Now this is key - it really doesn't matter whether the memory has been subdivided or not - if the application has a pointer to the memory, the application can access the memory (this has been a source of MANY bugs in C and C++). This access is direct access to the memory, and does not call malloc().

As an example: the application calls malloc() with a request for 4 bytes of memory. malloc(), seeing there is currently no free space available for the application, sends a request to the OS for 256K of memory (so it has extra for the next request). malloc() then returns a pointer to (very near) the start of that memory, containing room for 4 bytes of application data.

But the application now has a pointer and can directly access any memory in that 256K block. And since no library code is involved, nothing will catch a problem. Only if the program tries to access memory beyond the 256K block will there be a problem; the CPU will detect the application is trying to access an invalid address and notify the OS (which will typically attempt to terminate the application).

So the whole premise on which his "not responsible team" is complete crap. He is the irresponsible one here.

As a side note - I've been programming for about 47 years now (including several years at IBM) and managed many projects, both small and large.
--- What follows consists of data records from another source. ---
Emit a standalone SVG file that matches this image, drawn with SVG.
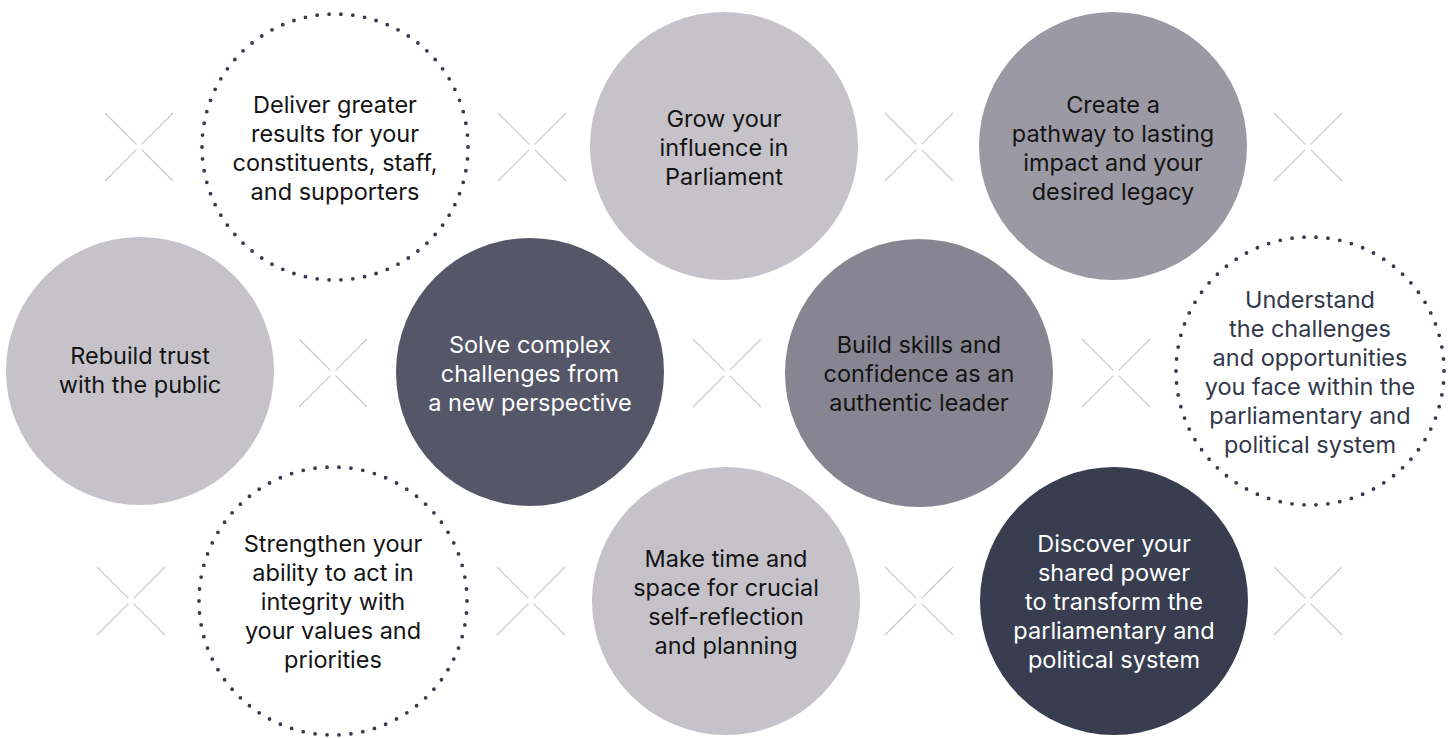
<svg xmlns="http://www.w3.org/2000/svg" xmlns:xlink="http://www.w3.org/1999/xlink" width="1456" height="738" viewBox="0 0 1456 738">
<style>
.t{font-family:Inter,"Liberation Sans",Arial,sans-serif;font-size:23.5px;text-anchor:middle}
.dk{fill:#141414}
.wt{fill:#ffffff}
.nv{fill:#33384a}
.dot{fill:none;stroke:#353a4d;stroke-width:3.8;stroke-linecap:round;stroke-dasharray:0 1}
.xm line{stroke:#c9c9cc;stroke-width:1.2}
.c1{fill:#c5c3c9}
.c2{fill:#9b99a3}
.c3{fill:#878591}
.c4{fill:#555667}
.c5{fill:#383e50}
</style>
<defs>
<g id="xm" class="xm">
<line x1="-34" y1="-34" x2="-2.6" y2="-2.6"/>
<line x1="34" y1="-34" x2="2.6" y2="-2.6"/>
<line x1="-34" y1="34" x2="-2.6" y2="2.6"/>
<line x1="34" y1="34" x2="2.6" y2="2.6"/>
</g>
</defs>
<rect width="1456" height="738" fill="#ffffff"/>
<g id="separators">
<use xlink:href="#xm" x="139" y="147"/>
<use xlink:href="#xm" x="532" y="147"/>
<use xlink:href="#xm" x="919" y="147"/>
<use xlink:href="#xm" x="1308" y="147"/>
<use xlink:href="#xm" x="333" y="373"/>
<use xlink:href="#xm" x="727" y="373"/>
<use xlink:href="#xm" x="1116" y="373"/>
<use xlink:href="#xm" x="131" y="601"/>
<use xlink:href="#xm" x="531" y="601"/>
<use xlink:href="#xm" x="919" y="601"/>
<use xlink:href="#xm" x="1308" y="601"/>
</g>
<g id="connectors"/>
<g id="n-deliver">
<circle class="dot" cx="335" cy="147" r="133" pathLength="70"/>
<text class="t dk" x="335"><tspan x="335" y="113">Deliver greater</tspan><tspan x="335" y="142">results for your</tspan><tspan x="335" y="171">constituents, staff,</tspan><tspan x="335" y="200">and supporters</tspan></text>
</g>
<g id="n-grow">
<circle class="c1" cx="724" cy="146" r="134"/>
<text class="t dk"><tspan x="724" y="127">Grow your</tspan><tspan x="724" y="156">influence in</tspan><tspan x="724" y="185">Parliament</tspan></text>
</g>
<g id="n-create">
<circle class="c2" cx="1113" cy="146" r="134"/>
<text class="t dk"><tspan x="1113" y="113">Create a</tspan><tspan x="1113" y="142">pathway to lasting</tspan><tspan x="1113" y="171">impact and your</tspan><tspan x="1113" y="200">desired legacy</tspan></text>
</g>
<g id="n-rebuild">
<circle class="c1" cx="140" cy="371" r="134"/>
<text class="t dk"><tspan x="140" y="364">Rebuild trust</tspan><tspan x="140" y="393">with the public</tspan></text>
</g>
<g id="n-solve">
<circle class="c4" cx="530" cy="372" r="134"/>
<text class="t wt"><tspan x="530" y="353">Solve complex</tspan><tspan x="530" y="382">challenges from</tspan><tspan x="530" y="411">a new perspective</tspan></text>
</g>
<g id="n-build">
<circle class="c3" cx="919" cy="373" r="134"/>
<text class="t dk"><tspan x="919" y="353">Build skills and</tspan><tspan x="919" y="382">confidence as an</tspan><tspan x="919" y="411">authentic leader</tspan></text>
</g>
<g id="n-understand">
<circle class="dot" cx="1310" cy="371" r="134" pathLength="70"/>
<text class="t nv"><tspan x="1310" y="308">Understand</tspan><tspan x="1310" y="337">the challenges</tspan><tspan x="1310" y="366">and opportunities</tspan><tspan x="1310" y="395">you face within the</tspan><tspan x="1310" y="424">parliamentary and</tspan><tspan x="1310" y="453">political system</tspan></text>
</g>
<g id="n-strengthen">
<circle class="dot" cx="333" cy="601" r="134" pathLength="70"/>
<text class="t dk"><tspan x="333" y="552">Strengthen your</tspan><tspan x="333" y="581">ability to act in</tspan><tspan x="333" y="610">integrity with</tspan><tspan x="333" y="639">your values and</tspan><tspan x="333" y="668">priorities</tspan></text>
</g>
<g id="n-maketime">
<circle class="c1" cx="726" cy="601" r="134"/>
<text class="t dk"><tspan x="726" y="567">Make time and</tspan><tspan x="726" y="596">space for crucial</tspan><tspan x="726" y="625">self-reflection</tspan><tspan x="726" y="654">and planning</tspan></text>
</g>
<g id="n-discover">
<circle class="c5" cx="1114" cy="601" r="134"/>
<text class="t wt"><tspan x="1114" y="552">Discover your</tspan><tspan x="1114" y="581">shared power</tspan><tspan x="1114" y="610">to transform the</tspan><tspan x="1114" y="639">parliamentary and</tspan><tspan x="1114" y="668">political system</tspan></text>
</g>
</svg>
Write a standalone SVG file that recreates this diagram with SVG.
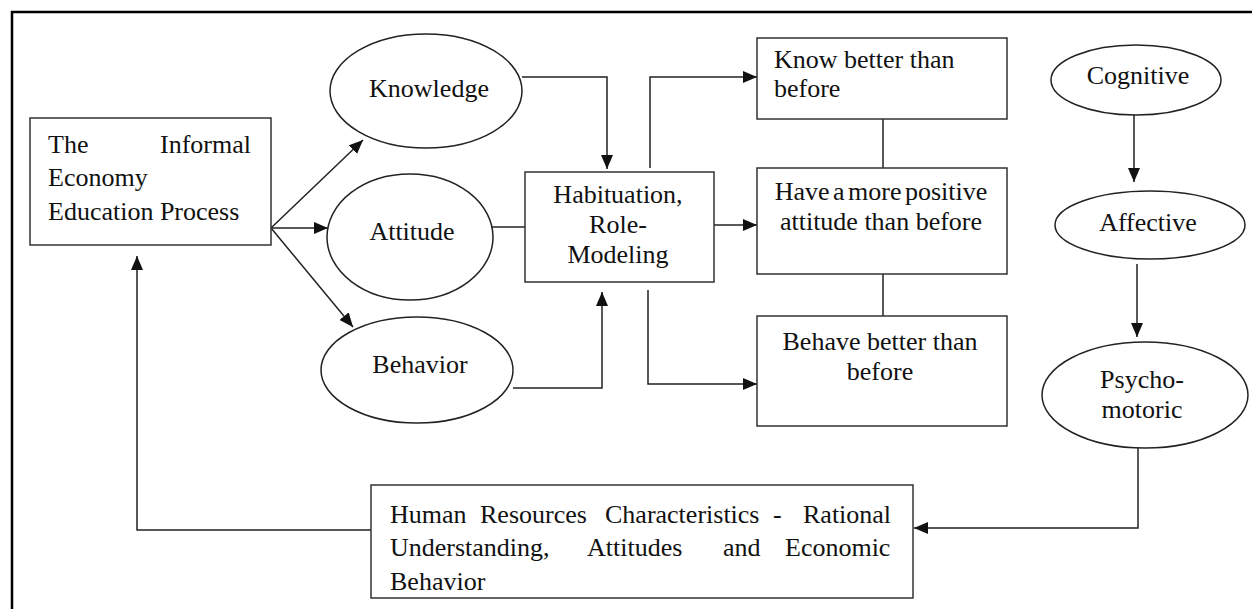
<svg xmlns="http://www.w3.org/2000/svg" width="1252" height="609" viewBox="0 0 1252 609">
<style>
.box{fill:#fff;stroke:#333;stroke-width:1.5}
.ell{fill:#fff;stroke:#222;stroke-width:1.5}
.t{font-size:26px;fill:#111}
.c{text-anchor:middle}
.ln{fill:none;stroke:#222;stroke-width:1.5}
</style>
<defs>
<marker id="ah" markerUnits="userSpaceOnUse" markerWidth="15" markerHeight="12" refX="14" refY="6" orient="auto">
<path d="M0,0 L14,6 L0,12 z" fill="#111"/>
</marker>
</defs>
<rect x="0" y="0" width="1252" height="609" fill="#fff"/>
<path d="M12,609 V12 H1252" fill="none" stroke="#000" stroke-width="2.5"/>

<g id="connectors">
<line class="ln" x1="271" y1="228" x2="363" y2="140" marker-end="url(#ah)"/>
<line class="ln" x1="271" y1="228" x2="328" y2="228" marker-end="url(#ah)"/>
<line class="ln" x1="271" y1="228" x2="353" y2="327" marker-end="url(#ah)"/>
<polyline class="ln" points="522,77 607,77 607,169" marker-end="url(#ah)"/>
<line class="ln" x1="492" y1="227" x2="525" y2="227"/>
<polyline class="ln" points="513,388 602,388 602,292" marker-end="url(#ah)"/>
<polyline class="ln" points="650,168 650,77 757,77" marker-end="url(#ah)"/>
<line class="ln" x1="714" y1="225" x2="757" y2="225" marker-end="url(#ah)"/>
<polyline class="ln" points="648,290 648,384 757,384" marker-end="url(#ah)"/>
<line class="ln" x1="883" y1="119" x2="883" y2="168"/>
<line class="ln" x1="883" y1="274" x2="883" y2="316"/>
<line class="ln" x1="1134" y1="114" x2="1134" y2="182" marker-end="url(#ah)"/>
<line class="ln" x1="1137" y1="264" x2="1137" y2="337" marker-end="url(#ah)"/>
<polyline class="ln" points="1138,448 1138,528 914,528" marker-end="url(#ah)"/>
<polyline class="ln" points="371,530 137,530 137,256" marker-end="url(#ah)"/>
</g>

<g font-family="Liberation Serif">
<g id="informal">
<rect class="box" x="30" y="118" width="241" height="127"/>
<text class="t" x="48" y="153">The</text>
<text class="t" x="251" y="153" text-anchor="end">Informal</text>
<text class="t" x="48" y="186">Economy</text>
<text class="t" x="48" y="220">Education Process</text>
</g>

<g id="knowledge">
<ellipse class="ell" cx="426" cy="91" rx="96" ry="57"/>
<text class="t c" x="429" y="97">Knowledge</text>
</g>
<g id="attitude">
<ellipse class="ell" cx="410" cy="237" rx="83" ry="63"/>
<text class="t c" x="412" y="240">Attitude</text>
</g>
<g id="behavior">
<ellipse class="ell" cx="417" cy="370" rx="96" ry="53"/>
<text class="t c" x="420" y="373">Behavior</text>
</g>

<g id="habituation">
<rect class="box" x="525" y="172" width="189" height="110"/>
<text class="t c" x="618" y="203">Habituation,</text>
<text class="t c" x="618" y="233">Role-</text>
<text class="t c" x="618" y="263">Modeling</text>
</g>

<g id="know-better">
<rect class="box" x="757" y="38" width="250" height="81"/>
<text class="t" x="774" y="68">Know better than</text>
<text class="t" x="774" y="97">before</text>
</g>
<g id="positive">
<rect class="box" x="757" y="168" width="250" height="106"/>
<text class="t c" x="881" y="200" word-spacing="-3">Have a more positive</text>
<text class="t c" x="881" y="230">attitude than before</text>
</g>
<g id="behave-better">
<rect class="box" x="757" y="316" width="250" height="110"/>
<text class="t c" x="880" y="350">Behave better than</text>
<text class="t c" x="880" y="380">before</text>
</g>

<g id="cognitive">
<ellipse class="ell" cx="1136" cy="80" rx="85" ry="35"/>
<text class="t c" x="1138" y="84">Cognitive</text>
</g>
<g id="affective">
<ellipse class="ell" cx="1150" cy="225" rx="95" ry="34"/>
<text class="t c" x="1148" y="231">Affective</text>
</g>
<g id="psychomotoric">
<ellipse class="ell" cx="1145" cy="395" rx="103" ry="53"/>
<text class="t c" x="1142" y="388">Psycho-</text>
<text class="t c" x="1142" y="418">motoric</text>
</g>

<g id="human-resources">
<rect class="box" x="371" y="485" width="542" height="113"/>
<text class="t"><tspan x="390" y="523">Human</tspan><tspan x="480" y="523">Resources</tspan><tspan x="605" y="523">Characteristics</tspan><tspan x="773" y="523">-</tspan><tspan x="803" y="523">Rational</tspan></text>
<text class="t"><tspan x="390" y="556">Understanding,</tspan><tspan x="587" y="556">Attitudes</tspan><tspan x="723" y="556">and</tspan><tspan x="785" y="556">Economic</tspan></text>
<text class="t" x="390" y="590">Behavior</text>
</g>
</g>
</svg>
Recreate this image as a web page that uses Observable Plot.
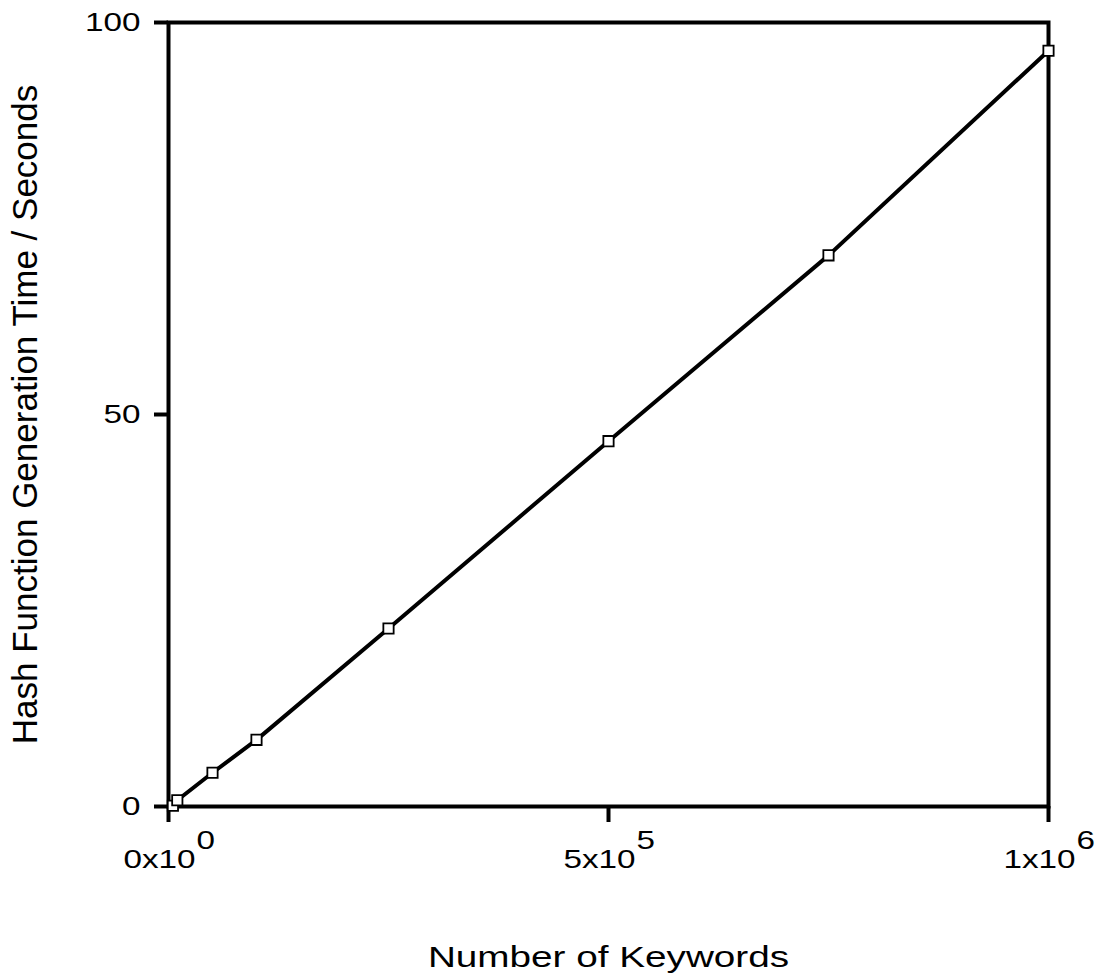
<!DOCTYPE html>
<html><head><meta charset="utf-8">
<script src="https://cdn.jsdelivr.net/npm/d3@7"></script>
<script src="https://cdn.jsdelivr.net/npm/@observablehq/plot@0.6"></script>
<style>body{margin:0;background:#fff} svg{font-family:"Liberation Sans",Arial,sans-serif}</style>
</head><body><div id="chart"></div>
<script>
const keywords = [5000, 10000, 50000, 100000, 250000, 500000, 750000, 1000000];
const seconds = [0.1, 0.8, 4.3, 8.5, 22.7, 46.6, 70.3, 96.4];
const xTickValues = [0, 500000, 1000000];
const xTickBase = ["0x10", "5x10", "1x10"];
const xTickExp = ["0", "5", "6"];
const yTickValues = [0, 50, 100];
const xLabel = "Number of Keywords";
const yLabel = "Hash Function Generation Time / Seconds";

const data = keywords.map((k, i) => ({keywords: k, seconds: seconds[i]}));

const chart = Plot.plot({
  width: 1102, height: 974,
  marginLeft: 168, marginRight: 54, marginTop: 22, marginBottom: 168,
  style: {fontFamily: '"Liberation Sans", Arial, sans-serif', fontSize: "24px", color: "black", background: "white"},
  x: {domain: [0, 1000000]},
  y: {domain: [0, 100]},
  marks: [
    Plot.frame({stroke: "black", strokeWidth: 4}),
    Plot.axisY(yTickValues, {tickSize: 14, strokeWidth: 4, tickPadding: 14, fontSize: 25, label: null, stroke: "black"}),
    Plot.axisX(xTickValues, {tickSize: 16, strokeWidth: 4, tickFormat: () => "", label: null, stroke: "black"}),
    Plot.text(xTickValues, {x: d => d, text: (d, i) => xTickBase[i], frameAnchor: "bottom", textAnchor: "end", dx: 27, dy: 61, fontSize: 25, fill: "black"}),
    Plot.text(xTickValues, {x: d => d, text: (d, i) => xTickExp[i], frameAnchor: "bottom", textAnchor: "start", dx: 28, dy: 42, fontSize: 25, fill: "black"}),
    Plot.text([xLabel], {text: d => d, frameAnchor: "bottom", dy: 160, fontSize: 30, fill: "black"}),
    Plot.text([yLabel], {text: d => d, frameAnchor: "left", textAnchor: "middle", dx: -143, rotate: -90, fontSize: 35, fill: "black"}),
    Plot.line(data, {x: "keywords", y: "seconds", stroke: "black", strokeWidth: 4}),
    Plot.dot(data, {x: "keywords", y: "seconds", symbol: "square", r: 5.8, fill: "white", stroke: "black", strokeWidth: 1.8})
  ]
});

chart.querySelectorAll("text").forEach(t => {
  const tr = t.getAttribute("transform");
  if (tr && !tr.includes("rotate")) {
    const s = t.textContent === xLabel ? 1.29 : 1.33;
    t.setAttribute("transform", tr.replace(/^(translate\([^)]*\))/, `$1 scale(${s},1)`));
  }
});

document.getElementById("chart").appendChild(chart);
</script>
</body></html>
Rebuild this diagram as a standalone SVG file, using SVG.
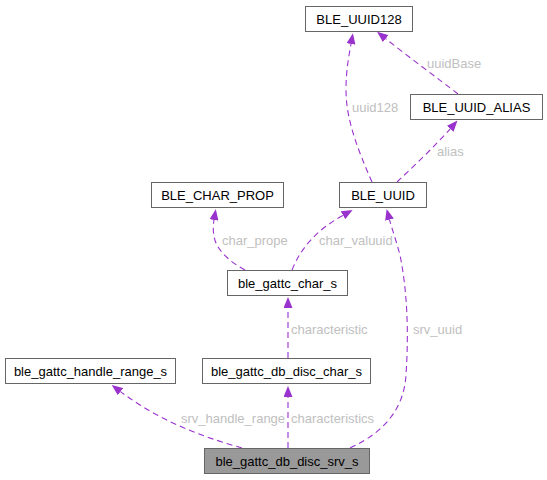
<svg xmlns="http://www.w3.org/2000/svg" width="547" height="480" viewBox="0 0 547 480">
<style>
.node rect{fill:#ffffff;stroke:#666666;stroke-width:1}
.node text{font-family:"Liberation Sans",Arial,sans-serif;font-size:13px;fill:#000000;text-anchor:middle}
.edge path{fill:none;stroke:#9a32cd;stroke-width:1.1;stroke-dasharray:6,4}
.elabel{font-family:"Liberation Sans",Arial,sans-serif;font-size:13px;fill:#c0c0c0}
</style>
<defs>
<marker id="ah" viewBox="0 0 11 9" refX="0" refY="4.5" markerWidth="11" markerHeight="9" markerUnits="userSpaceOnUse" orient="auto">
<path d="M0,0 L11,4.5 L0,9 z" fill="#9a32cd" stroke="none"/>
</marker>
</defs>
<rect width="547" height="480" fill="#ffffff"/>
<g id="connectors" class="edge">
<path d="M372,182 C358,150 346,120 346,90 C346,70 349,55 351,44" marker-end="url(#ah)"/>
<path d="M458,94 C440,80 410,58 385.7,38.7" marker-end="url(#ah)"/>
<path d="M397,182 C415,165 435,146 450.2,128.8" marker-end="url(#ah)"/>
<path d="M245,270 C230,262 216,250 214,236 C213,231 213,226 214,220" marker-end="url(#ah)"/>
<path d="M292,270 C302,245 320,228 343,215.3" marker-end="url(#ah)"/>
<path d="M288,358 L288,308" marker-end="url(#ah)"/>
<path d="M242,448 C200,436 160,421 120.5,391.6" marker-end="url(#ah)"/>
<path d="M288,448 L288,397" marker-end="url(#ah)"/>
<path d="M350,448 C385,432 404,408 406,375 C409,330 407,290 400,255 C396,240 392,229 389.5,219.7" marker-end="url(#ah)"/>
</g>
<g id="edge-labels">
<text class="elabel" x="427" y="67.5">uuidBase</text>
<text class="elabel" x="352" y="111.5">uuid128</text>
<text class="elabel" x="437" y="155.5">alias</text>
<text class="elabel" x="222" y="245">char_prope</text>
<text class="elabel" x="319" y="245">char_valuuid</text>
<text class="elabel" x="291" y="333.5">characteristic</text>
<text class="elabel" x="413" y="333.5">srv_uuid</text>
<text class="elabel" x="181" y="422.5">srv_handle_range</text>
<text class="elabel" x="291" y="422.5">characteristics</text>
</g>
<g id="BLE_UUID128" class="node"><rect x="305.5" y="6.5" width="107" height="25"/><text x="359" y="23.5">BLE_UUID128</text></g>
<g id="BLE_UUID_ALIAS" class="node"><rect x="410.5" y="94.5" width="132" height="25"/><text x="476.5" y="111.5">BLE_UUID_ALIAS</text></g>
<g id="BLE_CHAR_PROP" class="node"><rect x="151.5" y="182.5" width="132" height="25"/><text x="217.5" y="199.5">BLE_CHAR_PROP</text></g>
<g id="BLE_UUID" class="node"><rect x="339.5" y="182.5" width="87" height="25"/><text x="383" y="199.5">BLE_UUID</text></g>
<g id="ble_gattc_char_s" class="node"><rect x="227.5" y="270.5" width="120" height="25"/><text x="287.5" y="287.5">ble_gattc_char_s</text></g>
<g id="ble_gattc_handle_range_s" class="node"><rect x="5.5" y="358.5" width="170" height="25"/><text x="90.5" y="375.5">ble_gattc_handle_range_s</text></g>
<g id="ble_gattc_db_disc_char_s" class="node"><rect x="202.5" y="358.5" width="168" height="25"/><text x="286.5" y="375.5">ble_gattc_db_disc_char_s</text></g>
<g id="ble_gattc_db_disc_srv_s" class="node"><rect x="204.5" y="448.5" width="165" height="25" style="fill:#999999"/><text x="287" y="465.5">ble_gattc_db_disc_srv_s</text></g>
</svg>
One thing I've found - people aren't perfect. There are ALWAYS bugs in the code. Good eyes and good QC measures (including code test suites) will catch a lot of bugs. But it doesn't matter how many eyes you have on the code, or how many test suites you run the code through. ANY non-trivial program is likely to have bugs (the last figure I heard was around 1 *serious* bug for every 1K LOC in released code). Could this bug have been caught? Definitely. Should this bug have been caught? Maybe - it's fairly subtle, and probably only someone who has suffered from buffer overruns in the past would catch it.

It's unfortunate that this happened, and definitely not good. But it does not indicate any developers were irresponsible.